さて、中古・・・ねぇなぁ~。本当にありませんわ。レストアベースのコテコテなら30万円台でありましたが。オーナーはそれなりに居るんですけどね。皆さん海外からの購入だったらしい。
そのバイクは・・・狂おしくなく素直に身を捩らずに走るという。時代に反逆するキャブターボ、スポーツというよりか長距離ツアラーな悪魔の・・・いや、天使のターボ、それがXJ650ターボです。穏やかな特性で重いけど乗りやすいそうですよ。
所有するなら?・・・イジろうにもパーツが無いそうです。
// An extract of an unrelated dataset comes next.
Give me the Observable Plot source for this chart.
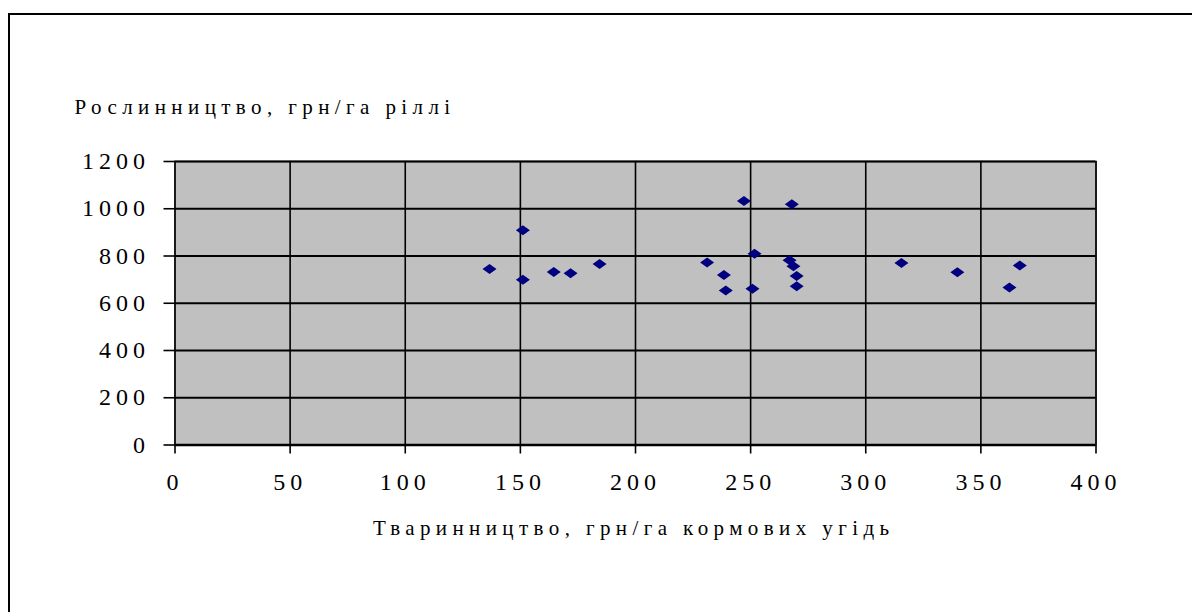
<!DOCTYPE html>
<html>
<head>
<meta charset="utf-8">
<script src="https://cdn.jsdelivr.net/npm/d3@7"></script>
<script src="https://cdn.jsdelivr.net/npm/@observablehq/plot@0.6"></script>
<style>
  html, body { margin: 0; padding: 0; background: #fff; overflow: hidden; }
  #wrap { position: relative; width: 1192px; height: 612px; }
  #border { position: absolute; left: 8px; top: 12.5px; right: -20px; bottom: -20px;
            border-left: 2px solid #000; border-top: 2px solid #000; pointer-events: none; }
  #wrap svg { position: absolute; left: 0; top: 0; }
  #wrap svg, #wrap svg text { font-family: "Liberation Serif", "Times New Roman", serif !important; }
  g[aria-label="x-axis tick label"] text, g[aria-label="y-axis tick label"] text { letter-spacing: 5px; }
  g[aria-label="text"] text { letter-spacing: 5.4px; }
</style>
</head>
<body>
<div id="wrap"><div id="border"></div></div>
<script>
// Data
const livestock = [136.6, 151.1, 151.1, 164.5, 171.8, 184.4, 231.1, 238.4, 239.2, 247.1, 250.8, 251.7, 266.9, 268.6, 270.0, 270.0, 267.9, 315.5, 339.8, 362.4, 366.9];
const cropGrowing = [745, 909, 700, 732, 727, 766, 773, 720, 654, 1033, 661, 810, 782, 757, 715, 672, 1019, 770, 731, 667, 760];
const xTicks = [0, 50, 100, 150, 200, 250, 300, 350, 400];
const yTicks = [0, 200, 400, 600, 800, 1000, 1200];
const xTitle = "Тваринництво, грн/га кормових угідь";
const yTitle = "Рослинництво, грн/га ріллі";

const points = livestock.map((x, i) => ({x, y: cropGrowing[i]}));

// flattened diamond like the Excel marker
const flatDiamond = {
  draw(context, size) {
    const r = Math.sqrt(size / Math.PI);
    const w = r * 1.4, h = r;
    context.moveTo(-w, 0);
    context.lineTo(0, -h);
    context.lineTo(w, 0);
    context.lineTo(0, h);
    context.closePath();
  }
};

const chart = Plot.plot({
  width: 1192,
  height: 612,
  marginLeft: 174.5,
  marginRight: 96.5,
  marginTop: 161,
  marginBottom: 167.5,
  style: {fontSize: "24px", background: "transparent", color: "#000"},
  x: {domain: [0, 400]},
  y: {domain: [0, 1200]},
  marks: [
    Plot.frame({fill: "#c0c0c0", stroke: "#808080", strokeWidth: 2}),
    Plot.gridX(xTicks.slice(1), {stroke: "#000", strokeOpacity: 1, strokeWidth: 1.6}),
    Plot.gridY(yTicks.slice(1), {stroke: "#000", strokeOpacity: 1, strokeWidth: 2}),
    Plot.ruleY([0], {stroke: "#000", strokeWidth: 2.5}),
    Plot.ruleX([0], {stroke: "#000", strokeWidth: 1.6}),
    Plot.axisX(xTicks, {tickSize: 9, tickPadding: 19.3, fontSize: 24, tickFormat: d => String(d), label: null, stroke: "#000", strokeWidth: 1.6, fill: "#000"}),
    Plot.axisY(yTicks, {tickSize: 11, tickPadding: 14, fontSize: 24, tickFormat: d => String(d), label: null, stroke: "#000", strokeWidth: 1.6, fill: "#000"}),
    Plot.dot(points, {x: "x", y: "y", symbol: flatDiamond, r: 5, fill: "#000080", stroke: "none"}),
    Plot.text([yTitle], {frameAnchor: "top-left", textAnchor: "start", lineAnchor: "middle", dx: -100.5, dy: -54.7, fontSize: 21, fill: "#000"}),
    Plot.text([xTitle], {frameAnchor: "bottom", textAnchor: "middle", lineAnchor: "middle", dx: -1.8, dy: 82.8, fontSize: 21, fill: "#000"})
  ]
});
document.getElementById("wrap").prepend(chart);
</script>
</body>
</html>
生産期間も短かったし、やるならホイールを流用したり、アルミ鍛造の物にしたりで足回りの軽量化が効きそうです。ただし、リヤがドラム式ブレーキなのがネック、かなり骨が折れそうな予感。リヤサスはツインなので内外の色々な会社のが流用できそう。一番の問題はマフラーですね。タービンの場所が場所なので集合管への交換はほぼ無理、スリップオンならありそうですが、間違いなく高いであろう排熱に耐えられるかどうかが問題ですね。タービンって真っ赤に焼けますから。しかも位置がエンジンの後・・・排熱が高いまま後ろへ出ると思われますし。ノーマルのまま、綺麗に維持するのが一番かと思われます。整備メインですね特にタービンは気難しいんじゃないかなと。
まあ、正直なところ、ターボへのこだわりが無ければ、素直に750Dを購入したほうが楽かもしれませんね。ちなみに750Dの中古は100万円前後の市場価格、まずは実物を見てみたいバイクのひとつです。
余談、何故ターボバイク達は短命に終わったのか?。
CXはヤマハに馬力で負けたのが悔しかったのか、すぐに排気量を上げたCX650ターボへ進化。馬力も100馬力へジャンプアップ!。ただし、かなり無理をしたらしく、排気回りの部品の妖怪・・・いや、溶解、酷い個体はピストンが溶解したなんてお話もあります。やっぱりホンダは熱対策が弱い、今もですよこれ。ホンダはやはり優等生では無いと思います。
スズ菌XN85、これは逆におとなし過ぎた感が。スズ菌らしく耐久性に降ったのが仇になった模様。フロント16インチリヤ17インチで意外にも運動性は一番良かったそうですけどね。コイツベースはロッパンジー(650G)なんだよな。かなり重くなったのもネック。
750ターボ、コイツはとにかくインジェクションが逝きやすいそうで、キャブに変えている人も実際多いです。速さはピカイチですけどね。今も一番人気で改造ノウハウはいっぱいありますが、ジムニー純正のインタークーラーを流用したりとか。
結局、黎明期のインジェクション起因による故障とか、故障を恐れたらターボらしさに欠けるとか、どうしても重量増になってしまうなどなどこの辺の理由で支持されなかったのです。勿論メーカーにしてみれば高いコストをかけてまでつけなくても良いとなり、購入する側も車両価格が高騰するわけですからメリットが無いんです。
国産で成功した過給機つきバイクは、カワサ菌のNinja H2シリーズぐらいかと。まあ、これはターボではなくスーパーチャーシュー違っ!スーパーチャージャーですけどね。